**What needs to be done**.
Leave out the images; return the rest of the data exactly.

+ + + +

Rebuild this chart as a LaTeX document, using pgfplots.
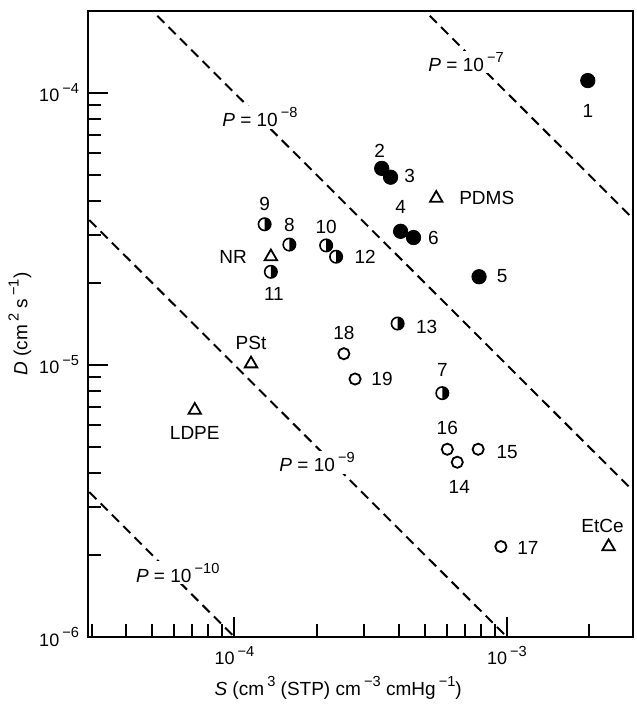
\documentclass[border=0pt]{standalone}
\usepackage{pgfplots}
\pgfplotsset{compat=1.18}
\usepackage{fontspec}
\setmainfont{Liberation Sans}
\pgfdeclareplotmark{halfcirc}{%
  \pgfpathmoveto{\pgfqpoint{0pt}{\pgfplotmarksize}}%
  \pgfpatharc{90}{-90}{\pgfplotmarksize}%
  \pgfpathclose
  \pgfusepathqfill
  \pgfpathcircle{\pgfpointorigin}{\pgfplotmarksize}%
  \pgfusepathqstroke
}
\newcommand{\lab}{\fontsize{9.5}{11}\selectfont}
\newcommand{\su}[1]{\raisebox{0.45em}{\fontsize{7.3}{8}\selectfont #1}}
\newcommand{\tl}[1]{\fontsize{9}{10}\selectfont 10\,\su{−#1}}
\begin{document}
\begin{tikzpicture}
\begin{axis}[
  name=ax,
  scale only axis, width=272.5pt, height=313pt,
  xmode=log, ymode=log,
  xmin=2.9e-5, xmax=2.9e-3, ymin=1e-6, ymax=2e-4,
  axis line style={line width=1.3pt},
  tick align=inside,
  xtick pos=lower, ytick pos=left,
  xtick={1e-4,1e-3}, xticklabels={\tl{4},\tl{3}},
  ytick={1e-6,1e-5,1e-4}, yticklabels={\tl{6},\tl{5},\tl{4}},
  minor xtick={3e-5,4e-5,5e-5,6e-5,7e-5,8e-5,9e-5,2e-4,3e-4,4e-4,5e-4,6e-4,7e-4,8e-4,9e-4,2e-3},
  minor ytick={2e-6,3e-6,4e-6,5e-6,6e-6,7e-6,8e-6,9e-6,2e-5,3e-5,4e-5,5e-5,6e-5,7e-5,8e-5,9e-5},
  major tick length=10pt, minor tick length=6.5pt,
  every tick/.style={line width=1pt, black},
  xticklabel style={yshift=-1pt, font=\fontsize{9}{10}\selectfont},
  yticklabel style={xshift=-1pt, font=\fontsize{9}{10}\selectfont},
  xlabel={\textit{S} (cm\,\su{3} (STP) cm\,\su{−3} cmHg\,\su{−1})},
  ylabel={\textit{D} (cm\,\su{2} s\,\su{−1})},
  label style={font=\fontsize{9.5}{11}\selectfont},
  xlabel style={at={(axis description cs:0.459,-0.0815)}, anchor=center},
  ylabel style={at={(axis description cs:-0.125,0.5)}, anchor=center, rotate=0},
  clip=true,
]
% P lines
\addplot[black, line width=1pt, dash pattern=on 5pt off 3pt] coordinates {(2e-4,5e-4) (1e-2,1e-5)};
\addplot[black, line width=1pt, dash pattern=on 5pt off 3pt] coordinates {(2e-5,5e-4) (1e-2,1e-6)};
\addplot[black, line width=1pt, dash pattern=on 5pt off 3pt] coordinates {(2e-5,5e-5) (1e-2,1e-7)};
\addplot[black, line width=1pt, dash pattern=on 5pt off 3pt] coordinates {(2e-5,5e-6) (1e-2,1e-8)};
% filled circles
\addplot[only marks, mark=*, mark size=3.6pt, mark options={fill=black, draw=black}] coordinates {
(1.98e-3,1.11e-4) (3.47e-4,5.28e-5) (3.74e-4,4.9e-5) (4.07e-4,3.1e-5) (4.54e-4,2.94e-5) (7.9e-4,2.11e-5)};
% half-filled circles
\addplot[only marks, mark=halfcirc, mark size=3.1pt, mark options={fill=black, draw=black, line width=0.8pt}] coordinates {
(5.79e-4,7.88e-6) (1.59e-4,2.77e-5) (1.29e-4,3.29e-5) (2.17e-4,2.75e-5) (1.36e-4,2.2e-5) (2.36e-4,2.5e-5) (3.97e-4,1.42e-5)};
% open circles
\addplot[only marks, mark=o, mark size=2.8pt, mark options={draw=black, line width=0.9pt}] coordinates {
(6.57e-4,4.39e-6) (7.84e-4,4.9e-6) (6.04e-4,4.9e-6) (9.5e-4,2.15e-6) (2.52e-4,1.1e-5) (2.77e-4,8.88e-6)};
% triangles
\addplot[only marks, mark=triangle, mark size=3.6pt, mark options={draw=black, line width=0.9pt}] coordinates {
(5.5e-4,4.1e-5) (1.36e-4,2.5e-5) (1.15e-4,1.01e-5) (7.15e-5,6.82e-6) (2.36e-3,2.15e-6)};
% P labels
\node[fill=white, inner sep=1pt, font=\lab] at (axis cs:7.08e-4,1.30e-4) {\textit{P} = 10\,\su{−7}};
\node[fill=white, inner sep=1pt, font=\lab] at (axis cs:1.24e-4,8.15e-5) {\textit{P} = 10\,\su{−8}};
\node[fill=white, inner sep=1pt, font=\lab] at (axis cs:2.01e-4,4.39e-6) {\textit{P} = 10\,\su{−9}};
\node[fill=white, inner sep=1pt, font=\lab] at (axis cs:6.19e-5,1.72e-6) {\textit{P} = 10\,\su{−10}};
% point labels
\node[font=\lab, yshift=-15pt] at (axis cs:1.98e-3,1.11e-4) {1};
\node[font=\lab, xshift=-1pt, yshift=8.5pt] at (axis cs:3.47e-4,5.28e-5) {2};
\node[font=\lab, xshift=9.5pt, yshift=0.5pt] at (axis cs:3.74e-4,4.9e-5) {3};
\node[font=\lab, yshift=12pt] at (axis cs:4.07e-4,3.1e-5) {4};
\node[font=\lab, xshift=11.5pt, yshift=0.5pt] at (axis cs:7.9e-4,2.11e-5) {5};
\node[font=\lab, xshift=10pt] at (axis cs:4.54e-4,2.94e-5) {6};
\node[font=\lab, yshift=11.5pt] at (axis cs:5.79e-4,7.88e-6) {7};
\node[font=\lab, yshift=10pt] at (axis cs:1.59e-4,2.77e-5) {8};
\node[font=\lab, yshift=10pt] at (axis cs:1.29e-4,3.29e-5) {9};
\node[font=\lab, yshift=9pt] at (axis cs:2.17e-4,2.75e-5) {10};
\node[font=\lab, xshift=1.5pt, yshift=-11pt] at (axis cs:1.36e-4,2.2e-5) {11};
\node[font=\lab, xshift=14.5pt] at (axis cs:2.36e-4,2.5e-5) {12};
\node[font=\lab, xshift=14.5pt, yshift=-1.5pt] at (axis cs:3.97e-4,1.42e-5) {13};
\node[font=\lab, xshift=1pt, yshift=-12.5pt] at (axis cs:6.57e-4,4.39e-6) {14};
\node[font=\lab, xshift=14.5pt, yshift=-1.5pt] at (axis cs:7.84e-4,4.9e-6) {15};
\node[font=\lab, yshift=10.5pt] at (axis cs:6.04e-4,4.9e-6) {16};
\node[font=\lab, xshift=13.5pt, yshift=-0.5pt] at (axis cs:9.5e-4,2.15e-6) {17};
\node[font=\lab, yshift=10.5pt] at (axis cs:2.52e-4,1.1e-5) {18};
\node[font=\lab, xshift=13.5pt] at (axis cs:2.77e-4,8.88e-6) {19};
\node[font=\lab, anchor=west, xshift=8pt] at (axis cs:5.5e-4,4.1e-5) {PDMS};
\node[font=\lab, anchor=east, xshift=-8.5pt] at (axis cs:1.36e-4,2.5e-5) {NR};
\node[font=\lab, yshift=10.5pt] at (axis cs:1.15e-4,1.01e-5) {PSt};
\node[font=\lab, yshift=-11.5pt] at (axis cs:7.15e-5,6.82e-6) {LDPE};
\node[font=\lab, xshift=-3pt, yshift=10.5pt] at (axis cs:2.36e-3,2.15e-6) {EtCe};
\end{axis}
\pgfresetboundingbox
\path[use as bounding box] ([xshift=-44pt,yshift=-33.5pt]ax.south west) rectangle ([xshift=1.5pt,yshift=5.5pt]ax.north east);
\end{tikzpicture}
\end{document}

+ + + +

**Response below**.
Rebuild this chart as a LaTeX document, using pgfplots.
\documentclass[border=0pt]{standalone}
\usepackage{pgfplots}
\pgfplotsset{compat=1.18}
\usepackage{fontspec}
\setmainfont{Liberation Sans}
\pgfdeclareplotmark{halfcirc}{%
  \pgfpathmoveto{\pgfqpoint{0pt}{\pgfplotmarksize}}%
  \pgfpatharc{90}{-90}{\pgfplotmarksize}%
  \pgfpathclose
  \pgfusepathqfill
  \pgfpathcircle{\pgfpointorigin}{\pgfplotmarksize}%
  \pgfusepathqstroke
}
\newcommand{\lab}{\fontsize{9.5}{11}\selectfont}
\newcommand{\su}[1]{\raisebox{0.45em}{\fontsize{7.3}{8}\selectfont #1}}
\newcommand{\tl}[1]{\fontsize{9}{10}\selectfont 10\,\su{−#1}}
\begin{document}
\begin{tikzpicture}
\begin{axis}[
  name=ax,
  scale only axis, width=272.5pt, height=313pt,
  xmode=log, ymode=log,
  xmin=2.9e-5, xmax=2.9e-3, ymin=1e-6, ymax=2e-4,
  axis line style={line width=1.3pt},
  tick align=inside,
  xtick pos=lower, ytick pos=left,
  xtick={1e-4,1e-3}, xticklabels={\tl{4},\tl{3}},
  ytick={1e-6,1e-5,1e-4}, yticklabels={\tl{6},\tl{5},\tl{4}},
  minor xtick={3e-5,4e-5,5e-5,6e-5,7e-5,8e-5,9e-5,2e-4,3e-4,4e-4,5e-4,6e-4,7e-4,8e-4,9e-4,2e-3},
  minor ytick={2e-6,3e-6,4e-6,5e-6,6e-6,7e-6,8e-6,9e-6,2e-5,3e-5,4e-5,5e-5,6e-5,7e-5,8e-5,9e-5},
  major tick length=10pt, minor tick length=6.5pt,
  every tick/.style={line width=1pt, black},
  xticklabel style={yshift=-1pt, font=\fontsize{9}{10}\selectfont},
  yticklabel style={xshift=-1pt, font=\fontsize{9}{10}\selectfont},
  xlabel={\textit{S} (cm\,\su{3} (STP) cm\,\su{−3} cmHg\,\su{−1})},
  ylabel={\textit{D} (cm\,\su{2} s\,\su{−1})},
  label style={font=\fontsize{9.5}{11}\selectfont},
  xlabel style={at={(axis description cs:0.459,-0.0815)}, anchor=center},
  ylabel style={at={(axis description cs:-0.125,0.5)}, anchor=center, rotate=0},
  clip=true,
]
% P lines
\addplot[black, line width=1pt, dash pattern=on 5pt off 3pt] coordinates {(2e-4,5e-4) (1e-2,1e-5)};
\addplot[black, line width=1pt, dash pattern=on 5pt off 3pt] coordinates {(2e-5,5e-4) (1e-2,1e-6)};
\addplot[black, line width=1pt, dash pattern=on 5pt off 3pt] coordinates {(2e-5,5e-5) (1e-2,1e-7)};
\addplot[black, line width=1pt, dash pattern=on 5pt off 3pt] coordinates {(2e-5,5e-6) (1e-2,1e-8)};
% filled circles
\addplot[only marks, mark=*, mark size=3.6pt, mark options={fill=black, draw=black}] coordinates {
(1.98e-3,1.11e-4) (3.47e-4,5.28e-5) (3.74e-4,4.9e-5) (4.07e-4,3.1e-5) (4.54e-4,2.94e-5) (7.9e-4,2.11e-5)};
% half-filled circles
\addplot[only marks, mark=halfcirc, mark size=3.1pt, mark options={fill=black, draw=black, line width=0.8pt}] coordinates {
(5.79e-4,7.88e-6) (1.59e-4,2.77e-5) (1.29e-4,3.29e-5) (2.17e-4,2.75e-5) (1.36e-4,2.2e-5) (2.36e-4,2.5e-5) (3.97e-4,1.42e-5)};
% open circles
\addplot[only marks, mark=o, mark size=2.8pt, mark options={draw=black, line width=0.9pt}] coordinates {
(6.57e-4,4.39e-6) (7.84e-4,4.9e-6) (6.04e-4,4.9e-6) (9.5e-4,2.15e-6) (2.52e-4,1.1e-5) (2.77e-4,8.88e-6)};
% triangles
\addplot[only marks, mark=triangle, mark size=3.6pt, mark options={draw=black, line width=0.9pt}] coordinates {
(5.5e-4,4.1e-5) (1.36e-4,2.5e-5) (1.15e-4,1.01e-5) (7.15e-5,6.82e-6) (2.36e-3,2.15e-6)};
% P labels
\node[fill=white, inner sep=1pt, font=\lab] at (axis cs:7.08e-4,1.30e-4) {\textit{P} = 10\,\su{−7}};
\node[fill=white, inner sep=1pt, font=\lab] at (axis cs:1.24e-4,8.15e-5) {\textit{P} = 10\,\su{−8}};
\node[fill=white, inner sep=1pt, font=\lab] at (axis cs:2.01e-4,4.39e-6) {\textit{P} = 10\,\su{−9}};
\node[fill=white, inner sep=1pt, font=\lab] at (axis cs:6.19e-5,1.72e-6) {\textit{P} = 10\,\su{−10}};
% point labels
\node[font=\lab, yshift=-15pt] at (axis cs:1.98e-3,1.11e-4) {1};
\node[font=\lab, xshift=-1pt, yshift=8.5pt] at (axis cs:3.47e-4,5.28e-5) {2};
\node[font=\lab, xshift=9.5pt, yshift=0.5pt] at (axis cs:3.74e-4,4.9e-5) {3};
\node[font=\lab, yshift=12pt] at (axis cs:4.07e-4,3.1e-5) {4};
\node[font=\lab, xshift=11.5pt, yshift=0.5pt] at (axis cs:7.9e-4,2.11e-5) {5};
\node[font=\lab, xshift=10pt] at (axis cs:4.54e-4,2.94e-5) {6};
\node[font=\lab, yshift=11.5pt] at (axis cs:5.79e-4,7.88e-6) {7};
\node[font=\lab, yshift=10pt] at (axis cs:1.59e-4,2.77e-5) {8};
\node[font=\lab, yshift=10pt] at (axis cs:1.29e-4,3.29e-5) {9};
\node[font=\lab, yshift=9pt] at (axis cs:2.17e-4,2.75e-5) {10};
\node[font=\lab, xshift=1.5pt, yshift=-11pt] at (axis cs:1.36e-4,2.2e-5) {11};
\node[font=\lab, xshift=14.5pt] at (axis cs:2.36e-4,2.5e-5) {12};
\node[font=\lab, xshift=14.5pt, yshift=-1.5pt] at (axis cs:3.97e-4,1.42e-5) {13};
\node[font=\lab, xshift=1pt, yshift=-12.5pt] at (axis cs:6.57e-4,4.39e-6) {14};
\node[font=\lab, xshift=14.5pt, yshift=-1.5pt] at (axis cs:7.84e-4,4.9e-6) {15};
\node[font=\lab, yshift=10.5pt] at (axis cs:6.04e-4,4.9e-6) {16};
\node[font=\lab, xshift=13.5pt, yshift=-0.5pt] at (axis cs:9.5e-4,2.15e-6) {17};
\node[font=\lab, yshift=10.5pt] at (axis cs:2.52e-4,1.1e-5) {18};
\node[font=\lab, xshift=13.5pt] at (axis cs:2.77e-4,8.88e-6) {19};
\node[font=\lab, anchor=west, xshift=8pt] at (axis cs:5.5e-4,4.1e-5) {PDMS};
\node[font=\lab, anchor=east, xshift=-8.5pt] at (axis cs:1.36e-4,2.5e-5) {NR};
\node[font=\lab, yshift=10.5pt] at (axis cs:1.15e-4,1.01e-5) {PSt};
\node[font=\lab, yshift=-11.5pt] at (axis cs:7.15e-5,6.82e-6) {LDPE};
\node[font=\lab, xshift=-3pt, yshift=10.5pt] at (axis cs:2.36e-3,2.15e-6) {EtCe};
\end{axis}
\pgfresetboundingbox
\path[use as bounding box] ([xshift=-44pt,yshift=-33.5pt]ax.south west) rectangle ([xshift=1.5pt,yshift=5.5pt]ax.north east);
\end{tikzpicture}
\end{document}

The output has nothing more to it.